Sclafani and Rotondo might not have laughed so loud had they
known another companion, identified only as Ralphie, was wearing an
FBI recording device.
Because of Ralphie's work as an informant, Rotondo, Sclafani and
39 other members and associates of the DeCavalcante crime family
were charged Dec. 2 in four real-life racketeering indictments.
On the HBO show "The Sopranos," Anthony Soprano, an aging Jersey
mob capo with a paunch, suffers panic attacks because of the
pressures of his work.
He sees a shrink, confronts the price of betrayal, considers
whether it's all worthwhile. He hangs out in a topless bar called Ba
Da Bing! with his cronies, who are all in construction or carting
businesses.

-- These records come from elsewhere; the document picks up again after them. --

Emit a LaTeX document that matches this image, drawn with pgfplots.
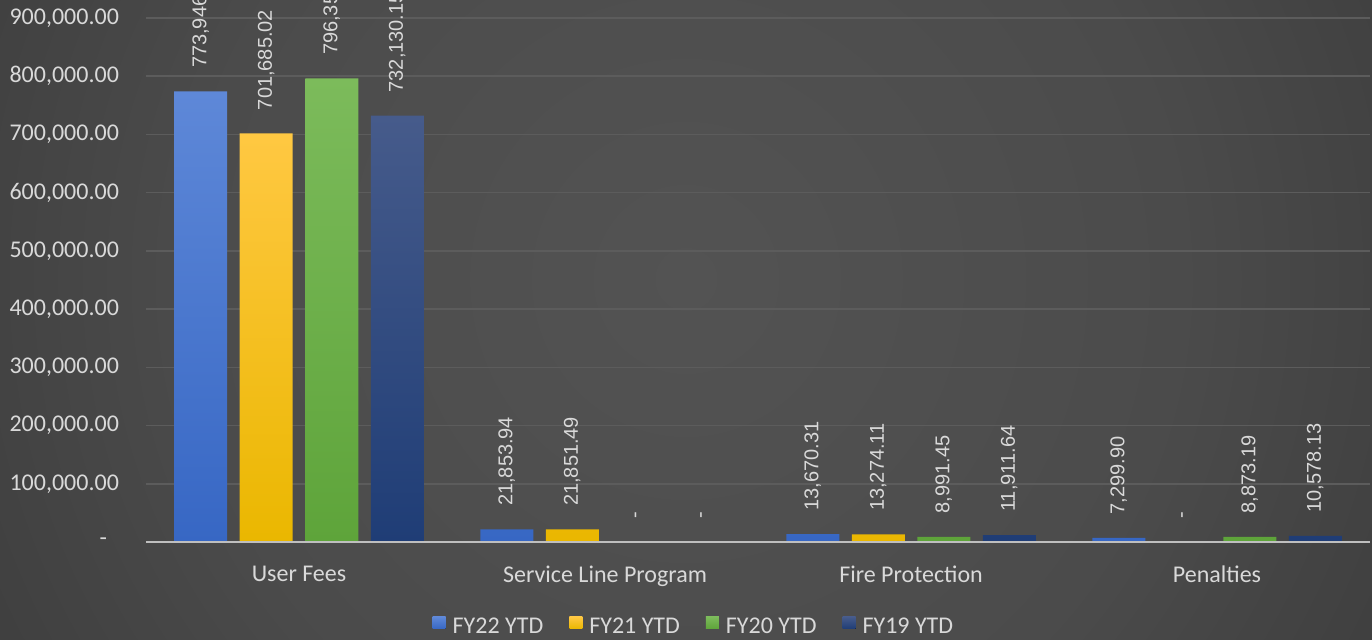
\documentclass[border=0pt]{standalone}
\usepackage{pgfplots}
\pgfplotsset{compat=1.18}
\usepackage{pgfplotstable}
\usepackage{fontspec}
\setmainfont{Carlito}
\newfontfamily\arialf{Liberation Sans}
\definecolor{bgin}{HTML}{535353}
\definecolor{bgmid}{HTML}{4B4B4B}
\definecolor{bgout}{HTML}{272727}
\definecolor{gridc}{HTML}{5C5C5C}
\definecolor{basec}{HTML}{BFBFBF}
\definecolor{lbl}{HTML}{D9D9D9}
\definecolor{c22t}{HTML}{5E88D8}
\definecolor{c22b}{HTML}{3767C4}
\definecolor{c21t}{HTML}{FFC842}
\definecolor{c21b}{HTML}{EAB700}
\definecolor{c20t}{HTML}{7CBB5B}
\definecolor{c20b}{HTML}{5EA43A}
\definecolor{c19t}{HTML}{465B8B}
\definecolor{c19b}{HTML}{1F3D76}
\pgfdeclareradialshading{bgshade}{\pgfpoint{0bp}{0bp}}{color(0bp)=(bgin); color(18bp)=(bgmid); color(50bp)=(bgout); color(80bp)=(bgout)}

\pgfplotstableread{
x y lab
0 773946.52 773,946.52
1 21853.94 21,853.94
2 13670.31 13,670.31
3 7299.90 7,299.90
}\tabA
\pgfplotstableread{
x y lab
0 701685.02 701,685.02
1 21851.49 21,851.49
2 13274.11 13,274.11
3 0 -
}\tabB
\pgfplotstableread{
x y lab
0 796354.27 796,354.27
1 0 -
2 8991.45 8,991.45
3 8873.19 8,873.19
}\tabC
\pgfplotstableread{
x y lab
0 732130.15 732,130.15
1 0 -
2 11911.64 11,911.64
3 10578.13 10,578.13
}\tabD

\begin{document}
\begin{tikzpicture}
\clip (0,0) rectangle (686pt,319.5pt);
\shade[shading=bgshade] (0,-170pt) rectangle (686pt,530pt);
\begin{axis}[
  at={(73pt,48.5pt)}, anchor=south west,
  width=612pt, height=262pt, scale only axis,
  xmin=-0.5, xmax=3.5, ymin=0, ymax=900000,
  ybar=6.25pt, bar width=26.5pt,
  axis line style={draw=none},
  major tick length=0pt,
  ytick={0,100000,200000,300000,400000,500000,600000,700000,800000,900000},
  yticklabels={{-\hspace*{6pt}},{100,000.00},{200,000.00},{300,000.00},{400,000.00},{500,000.00},{600,000.00},{700,000.00},{800,000.00},{900,000.00}},
  scaled y ticks=false,
  ymajorgrids, major grid style={color=gridc, line width=0.8pt},
  xtick={0,1,2,3},
  xticklabels={User Fees, Service Line Program, Fire Protection, Penalties},
  tick label style={font=\fontsize{12}{14}\selectfont, text=lbl},
  yticklabel style={xshift=-10pt},
  xticklabel style={yshift=-8.5pt},
  clip=false,
  point meta=explicit symbolic,
  nodes near coords,
  every node near coord/.append style={rotate=90, anchor=west, inner xsep=11.5pt, inner ysep=0pt, font=\arialf\fontsize{10}{12}\selectfont, text=lbl},
  legend style={at={(0.4485,-0.162)}, anchor=center, legend columns=-1, draw=none, fill=none, text=lbl, font=\fontsize{12}{14}\selectfont, /tikz/every even column/.append style={column sep=11pt}},
  legend image code/.code={\fill[#1] (0pt,-1pt) rectangle (6.5pt,5pt); \path (8pt,2pt);},
]
\addplot[draw=none, top color=c22t, bottom color=c22b] table[x=x,y=y,meta=lab]{\tabA};
\addplot[draw=none, top color=c21t, bottom color=c21b] table[x=x,y=y,meta=lab]{\tabB};
\addplot[draw=none, top color=c20t, bottom color=c20b] table[x=x,y=y,meta=lab]{\tabC};
\addplot[draw=none, top color=c19t, bottom color=c19b] table[x=x,y=y,meta=lab]{\tabD};
\legend{FY22 YTD, FY21 YTD, FY20 YTD, FY19 YTD}
\draw[basec, line width=1.2pt] (axis cs:-0.5,0) -- (axis cs:3.5,0);
\end{axis}
\end{tikzpicture}
\end{document}
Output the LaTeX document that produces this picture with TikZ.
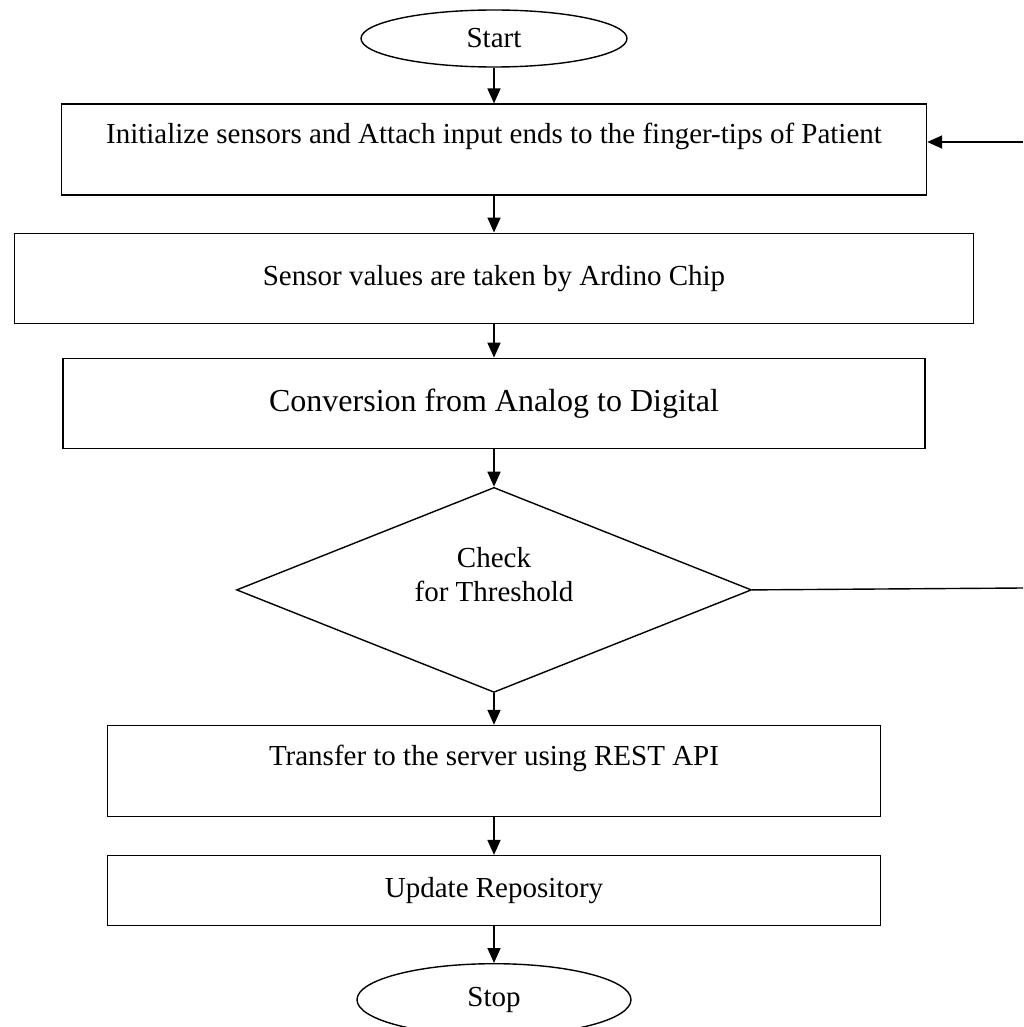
\documentclass[tikz,border=0pt]{standalone}
\usepackage{fontspec}
\setmainfont{Liberation Serif}
\usepackage{tikz}
\tikzset{
    process/.style={draw, rectangle, line width=1.4pt, inner sep=0pt, font=\fontsize{29}{34}\selectfont},
    terminal/.style={draw, ellipse, line width=1.4pt, inner sep=0pt, font=\fontsize{29}{34}\selectfont},
    decision/.style={draw, diamond, aspect=2.5, line width=1.4pt, inner sep=0pt, align=center, font=\fontsize{29}{34}\selectfont},
    toptext/.style={text height=20pt, text depth=32pt},
    flow/.style = {-{Triangle[length=15pt,width=13pt]}, line width=1.7pt},
    loopline/.style = {line width=1.4pt} }
\usetikzlibrary{arrows.meta, positioning, shapes.geometric}

\begin{document}
\begin{tikzpicture}[x=1pt, y=-1pt]
    \useasboundingbox (0,0) rectangle (1023,1027);
    \node[terminal, minimum width=266pt, minimum height=57pt] (start) at (494,38.5) {Start};
    \node[process, toptext, below=35.7pt of start, minimum width=865pt, minimum height=91pt] (init) {Initialize sensors and Attach input ends to the finger-tips of Patient};
    \node[process, below=36.7pt of init, minimum width=959pt, minimum height=90pt] (read) {Sensor values are taken by Ardino Chip};
    \node[process, below=33.7pt of read, minimum width=862pt, minimum height=90pt, font=\fontsize{32}{38}\selectfont] (adc) {Conversion from Analog to Digital};
    \node[decision, text depth=30pt, below=37.7pt of adc, minimum width=515pt, minimum height=205pt] (check) {Check\\for Threshold};
    \node[process, toptext, below=31.7pt of check, minimum width=773pt, minimum height=91pt] (send) {Transfer to the server using REST API};
    \node[process, below=37.7pt of send, minimum width=773pt, minimum height=70pt] (update) {Update Repository};
    \node[terminal, below=36.7pt of update, minimum width=274pt, minimum height=72pt] (stop) {Stop};
    \coordinate (back) at (1023,142);
    \coordinate (out) at (1023,588);
    % ----
    \path[flow]
        (start) edge (init)
        (init) edge (read)
        (read) edge (adc)
        (adc) edge (check)
        (check) edge (send)
        (send) edge (update)
        (update) edge (stop)
        (back) edge (back -| init.east);
    \draw[loopline] (check.east) -- (out);
\end{tikzpicture}
\end{document}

On the "Soprano" tapes, the alleged capos are all
middle-aged guys with paunches who spend hours betraying one another
and discussing the intricacies of how to bury a body.
They hang out in a restaurant called Sacco's, and all claim
legitimate jobs in construction — except at least one, who runs a
casino boat.
They love the HBO show — "great acting," Rotondo comments — and
point out one similarity to their lives after another, such as a TV
mobster who dies of cancer just as one did in real life.
But the feds are quick to say that these tapes are not fiction,
and they allege that people actually ended up dead.
The most jarring recordings concern the life and death of Joseph
(Joey O) Masella, a 49-year-old bookie who owed everybody — the
DeCavalcantes, the Colombos, the Gambinos.
Masella borrowed hundreds of thousands from the three mob
families, hoping to hit it big as a bookie, according to the tapes.
He failed.
"This guy is breaking my b---s," Masella told Ralphie in the
summer of 1998, referring to one of his any mob pursuers. "All I
need is just three thousand. He's calling me, and calling me and
calling."
That June, Masella approached acting DeCavalcante boss Vincent
Palermo, claiming he simply could not pay his debts. "By all rights,
by all the rules, I have to kill you," Palermo replied, according to
court testimony.
One afternoon, Masella got a call from Steve, an alleged debtor.
Steve was going to hand Masella $10,000 in cash, which Masella would
immediately turn over to his creditors.
But Steve was really Westley Paloscio, Masella's bookmaking
partner, who masked his voice, Assistant U.S. Attorney Maria Barton
alleged in court last week.
Paloscio told Masella to meet Steve at the Marine Park Golf
Course parking lot in Brooklyn, prosecutors alleged.
Masella pulled into the dark lot around 9:30 p.m.
When a red two-door sedan pulled up, Masella bounded forth to
meet Steve.. He saw a man with a mustache and dark hair at the
wheel, and then several flashes from a gun.
Motorists rushed to the scene as the red car sped away. Masella
was alive, his body riddled with bullets. He described Steve and his
car and gave up Paloscio's beeper number. He died four hours later.
Paloscio learned Masella survived for a while, and he worried that
the botched hit could result in his death.
"Somebody's going to get shot," Paloscio told Ralphie.